Untertitel-Brille feiert Premiere in Avignon

Theatre in ParisUntertitel-Brille
Premiere für eine besondere Brille beim Theaterfestival in Avignon, einem der wichtigsten Orte für Theaterkultur in Frankreich. 1300 Aufführungen locken internationale Besucher an. Mit der neuen Brille sollen sie die Theaterstücke besser verstehen.

Augmented-Reality-Brille

"Es ist Augmented Reality", erklärt Daisy Jacobs, Projektmanager des Entwicklers Theatre in Paris. "Man kann mit dieser Brille ein Theaterstück mit personalisierten Untertiteln anschauen. Das geht in mehreren Sprachen. Auf dem Festival d'Avignon untertiteln wir zwei Aufführungen: Shakespeares King Lear wird in Französisch, Englisch und Mandarin untertitelt. Und heute Abend zeigen wir Retour à Berratham von Angelin Prejlocaj mit Untertiteln in fünf Sprachen: Englisch, Französisch, Deutsch, Italienisch und Polnisch."

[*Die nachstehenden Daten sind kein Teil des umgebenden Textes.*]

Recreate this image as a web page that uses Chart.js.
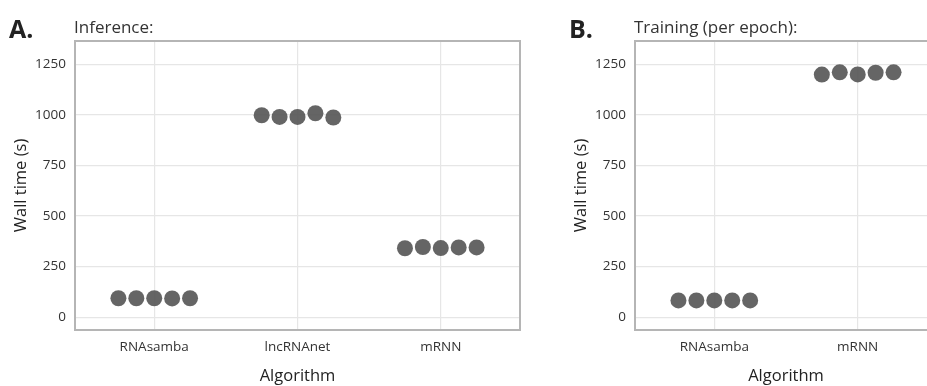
<!DOCTYPE html>
<html>
<head>
<meta charset="utf-8">
<script src="https://cdn.jsdelivr.net/npm/chart.js@4.4.1/dist/chart.umd.min.js"></script>
<style>
  html, body { margin: 0; padding: 0; background: #fff; overflow: hidden; width: 927px; height: 386px; }
  canvas { position: absolute; top: 0; }
  #chartA { left: 0; }
  #chartB { left: 560px; }
</style>
</head>
<body>
<canvas id="chartA" width="540" height="386"></canvas>
<canvas id="chartB" width="397" height="386"></canvas>
<script>
// Inference wall times (s), five runs per algorithm
const inferenceCategories = ['RNAsamba', 'lncRNAnet', 'mRNN'];
const inferenceRNAsamba = [94, 94, 94, 93, 94];
const inferenceLncRNAnet = [998, 990, 990, 1008, 987];
const inferenceMRNN = [341, 347, 342, 345, 345];

// Training wall times per epoch (s)
const trainingCategories = ['RNAsamba', 'mRNN'];
const trainingRNAsamba = [83, 83, 83, 83, 83];
const trainingMRNN = [1199, 1210, 1200, 1208, 1210];

const yTicks = [0, 250, 500, 750, 1000, 1250];

const FONT = '"Open Sans", "Noto Sans", sans-serif';
const pointColor = 'rgba(88, 88, 88, 0.92)';

// border box around the panel + panel labels
const panelPlugin = {
    id: 'panel',
    afterDraw(chart, args, opts) {
        const { ctx, chartArea } = chart;
        ctx.save();
        ctx.strokeStyle = '#b5b5b5';
        ctx.lineWidth = 2;
        ctx.strokeRect(chartArea.left, chartArea.top, chartArea.right - chartArea.left, chartArea.bottom - chartArea.top);
        ctx.fillStyle = '#222';
        ctx.textBaseline = 'alphabetic';
        ctx.font = 'bold 25px ' + FONT;
        ctx.fillText(opts.letter, 9, 38);
        ctx.font = '17px ' + FONT;
        ctx.fillStyle = '#333';
        ctx.fillText(opts.title, 74, 33);
        ctx.restore();
    }
};

const buildPoints = (groups) => {
    const pts = [];
    groups.forEach((vals, i) => {
        vals.forEach((v, j) => {
            pts.push({ x: i + 1 + (j - 2) * 0.125, y: v });
        });
    });
    return pts;
};

const createPanel = (ctx, letter, title, categories, groups) => {
    return new Chart(ctx, {
        type: 'scatter',
        data: {
            datasets: [{
                data: buildPoints(groups),
                backgroundColor: pointColor,
                borderWidth: 0,
                pointRadius: 8,
                pointHoverRadius: 8
            }]
        },
        options: {
            responsive: false,
            animation: false,
            devicePixelRatio: 1,
            layout: { padding: { top: 41, right: 20, left: 0, bottom: 0 } },
            plugins: {
                legend: { display: false },
                tooltip: { enabled: false },
                panel: { letter: letter, title: title }
            },
            scales: {
                x: {
                    type: 'linear',
                    min: 0.447,
                    max: categories.length + 0.553,
                    afterBuildTicks: (axis) => {
                        axis.ticks = categories.map((c, i) => ({ value: i + 1 }));
                    },
                    afterFit: (axis) => { axis.height = 56; },
                    ticks: {
                        callback: (v) => categories[v - 1],
                        color: '#333',
                        font: { family: FONT, size: 13.5 },
                        padding: 9,
                        maxRotation: 0
                    },
                    grid: { color: '#e6e6e6', lineWidth: 1.2, drawTicks: false },
                    border: { display: false },
                    title: {
                        display: true,
                        text: 'Algorithm',
                        color: '#222',
                        font: { family: FONT, size: 16.5 },
                        padding: { top: 4, bottom: 0 }
                    }
                },
                y: {
                    min: -63,
                    max: 1365,
                    afterBuildTicks: (axis) => {
                        axis.ticks = yTicks.map(v => ({ value: v }));
                    },
                    afterFit: (axis) => { axis.width = 75; },
                    ticks: {
                        callback: (v) => String(v),
                        color: '#333',
                        font: { family: FONT, size: 13.5 },
                        padding: 9
                    },
                    grid: { color: '#e6e6e6', lineWidth: 1.2, drawTicks: false },
                    border: { display: false },
                    title: {
                        display: true,
                        text: 'Wall time (s)',
                        color: '#222',
                        font: { family: FONT, size: 16.5 },
                        padding: { top: 11, bottom: 0 }
                    }
                }
            }
        },
        plugins: [panelPlugin]
    });
};

const inferenceChart = createPanel(
    document.getElementById('chartA').getContext('2d'),
    'A.', 'Inference:', inferenceCategories,
    [inferenceRNAsamba, inferenceLncRNAnet, inferenceMRNN]
);

const trainingChart = createPanel(
    document.getElementById('chartB').getContext('2d'),
    'B.', 'Training (per epoch):', trainingCategories,
    [trainingRNAsamba, trainingMRNN]
);
</script>
</body>
</html>
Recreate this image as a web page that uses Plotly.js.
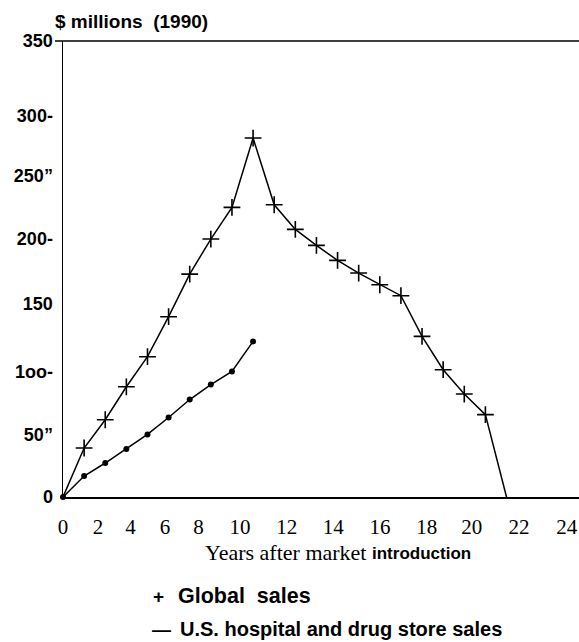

Über eine Applikation auf einem Tablet-Computer kann man die Untertitel auswählen, die Farbe, Helligkeit und Position verändern und hin- und herspringen, falls ein Schauspieler mal eine Zeile auslässt. Sehen kann die nur der, der die Brille trägt. Wer das Stück in Originalsprache sehen will, wird durch die Untertitel also nicht gestört, anders als bei bisherigen Systemen, die mit Anzeigetafeln über der Bühne arbeiten.

Avignon ist bekannt für seine Geschichte der letzten Jahrtausende und den Papst, der im 14. Jahrhundert von hier aus herrschte - ausgerechnet hier wird jetzt dieses Stück Hochtechnologie vorgestellt. Dahinter steht auch eine politische Entscheidung, erklärt Jean-François Césarini von der Startup-Initiative French Tech Culture:

Große Pläne

"Der Startup-Accelerator 'The Bridge' wurde vom Wirtschaftsministerium ausgewählt, um Avignon zur kulturellen und digitalen Hauptstadt Frankreichs zu machen, die über die Grenzen nach Europa hinauswirkt. Wir schulen Start-ups, wir helfen ihnen, Förderung und Kunden zu finden und später können sie durch unser Netzwerk Arbeitsplätze schaffen. Zum Beispiel werden wir Theatre in Paris mit ihrer Brille nach New York schicken, um sie an den Broadway zu bringen."

Die Brille am Broadway, das sind große Pläne. Zunächst musste sie sich in Avignon bei den Besuchern beweisen.

"Ich dachte, sie würde mich ablenken", sagt Josie Daxter, die ein Exemplar ausprobieren durfte. "Aber sie hat mich nicht abgelenkt. Ich dachte, ich hätte eine Barriere zwischen mir und der Bühne, aber nichts dergleichen. Ich konnte viel mehr sehen, was ich sonst verpasst hätte, weil ich Angst gehabt hätte, ich würde es ohne Untertitel nicht verstehen."

Schon in wenigen Monaten könnte die Brille marktreif sein. Weitere Anwendungszwecke bieten sich für Menschen mit Hörproblemen oder in der Industrie.